L’action paulienne se prescrit par 5ans à compter du jour où le créancier a connu ou aurait dû connaître l’existence de l’acte frauduleux c'est-à-dire l’apport.
* En cas de procédure collective ouverte contre le chef d’entreprise dans le cadre de son activité professionnelle, l’apport pourra être annulé s’il a été effectué pendant la période suspecte, sur les fondements des articles L.632-1 et L 632-2 du code de commerce.
De plus le tribunal, se fondant sur l’article L 632-2 du code de commerce, pourra étendre la procédure à la SCI en retenant une confusion du patrimoine. Celle-ci est un classique du couple SCI-société d’exploitation que nous étudierons plus en détail dans la seconde partie.
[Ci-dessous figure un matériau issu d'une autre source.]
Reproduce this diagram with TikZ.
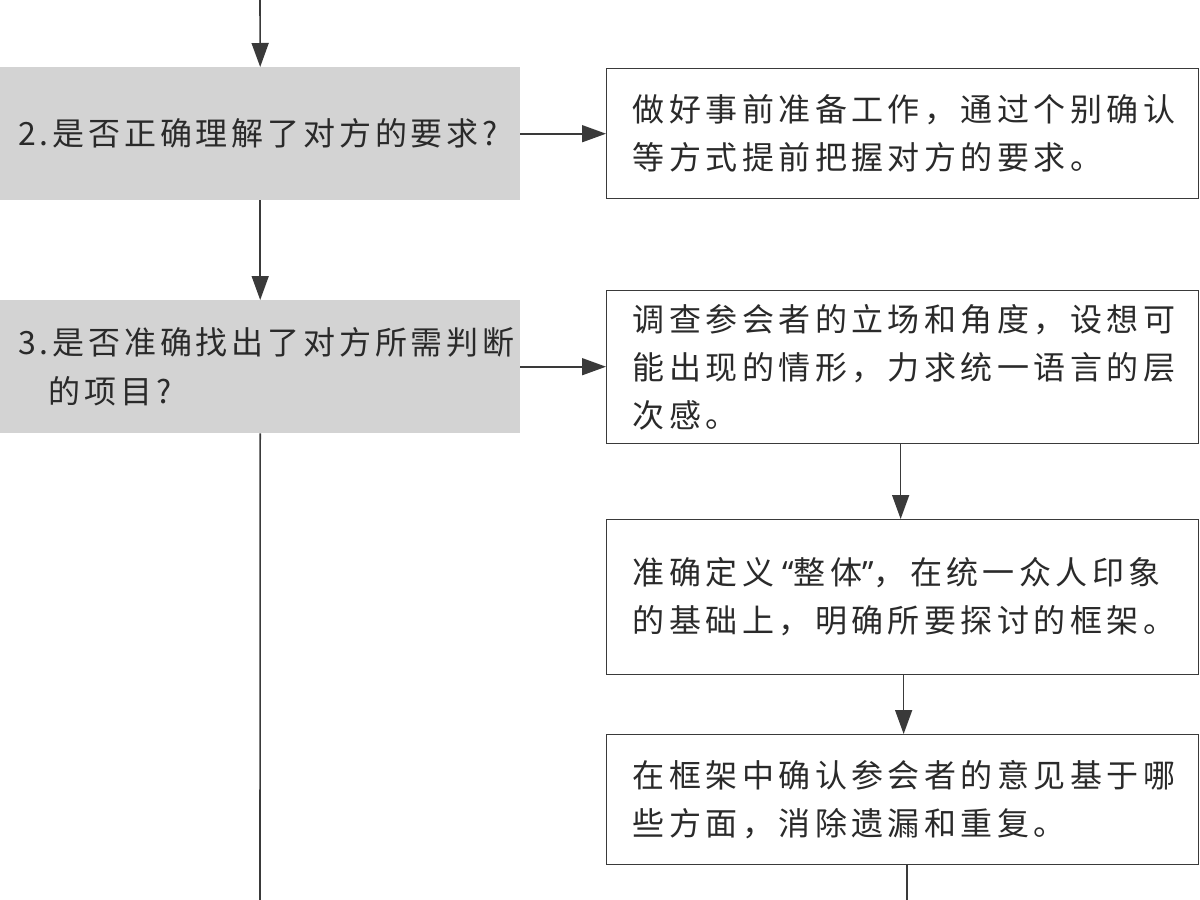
\documentclass[tikz,border=0pt]{standalone}
\usepackage{fontspec}
\usetikzlibrary{arrows.meta}
\newfontfamily\cjkright[LetterSpace=14]{Noto Sans CJK SC}
\newfontfamily\cjkgray[LetterSpace=12]{Noto Sans CJK SC}
\newfontfamily\quotefont{Noto Sans}
\definecolor{boxgray}{HTML}{D3D3D3}
\definecolor{linegray}{HTML}{3A3A3A}
\definecolor{txtgray}{HTML}{2A2A2A}
\newcommand{\righttext}{\cjkright\fontsize{32}{48}\selectfont}
\newcommand{\graytext}{\cjkgray\fontsize{32}{49}\selectfont}
\tikzset{
  graybox/.style={fill=boxgray, draw=none, minimum width=520pt, inner xsep=18pt,
    text width=484pt, align=left, font=\graytext, text=txtgray, anchor=north west, minimum height=133pt},
  whitebox/.style={draw=linegray, line width=1.3pt, fill=white, minimum width=592pt,
    inner xsep=26pt, text width=540pt, align=left, font=\righttext, text=txtgray, anchor=north west},
  conn/.style={draw=linegray, line width=1.6pt},
  arr/.style={conn, -{Triangle[length=24pt,width=17pt]}},
}
\begin{document}
\begin{tikzpicture}[x=1pt,y=-1pt]
\useasboundingbox (0,0) rectangle (1200,900);
\node[graybox] (g1) at (0,67) {2.是否正确理解了对方的要求?};
\node[graybox] (g2) at (0,300) {3.是否准确找出了对方所需判断\\\phantom{3.}的项目?};
\node[whitebox, minimum height=130pt] (w1) at (606,68) {做好事前准备工作，通过个别确认\\等方式提前把握对方的要求。};
\node[whitebox, minimum height=153pt] (w2) at (606,290) {调查参会者的立场和角度，设想可\\能出现的情形，力求统一语言的层\\次感。};
\node[whitebox, minimum height=155pt] (w3) at (606,519) {准确定义\hspace{8pt}{\quotefont “}整体{\quotefont ”}，在统一众人印象\\的基础上，明确所要探讨的框架。};
\node[whitebox, minimum height=130pt] (w4) at (606,734) {在框架中确认参会者的意见基于哪\\些方面，消除遗漏和重复。};
\coordinate (top) at (260,0);
\coordinate (bot1) at (260,900);
\coordinate (bot2) at (907,900);
\draw[arr] (top) -- (g1.north);
\draw[arr] (g1.south) -- (g2.north);
\draw[conn] (g2.south) -- (bot1);
\draw[arr] (g1.east) -- (g1.east -| w1.west);
\draw[arr] (g2.east) -- (g2.east -| w2.west);
\draw[arr] ([xshift=-2pt]w2.south) -- ([xshift=-2pt]w3.north);
\draw[arr] ([xshift=1pt]w3.south) -- ([xshift=1pt]w4.north);
\draw[conn] (w4.south -| bot2) -- (bot2);
\end{tikzpicture}
\end{document}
À la lecture de ces inconvénients, faut-il conclure à l’inutilité, voire au handicap, de constituer une société civile ? Aucune des raisons invoquées dans la présente étude ne justifiera de ne pas constituer une société civile et de se passer des avantages incontestables qu’elle peut apporter. Toutefois, ces inconvénients seront à prendre en compte dans le cadre du conseil et devront être soulevés avec le client pour répondre au mieux à ses besoins.
La protection créée par la SCI n’est pas parfaite, mais elle permet d’isoler certains biens immobiliers du patrimoine du chef d’entreprise et de rendre plus difficile leur adjudication par les créanciers.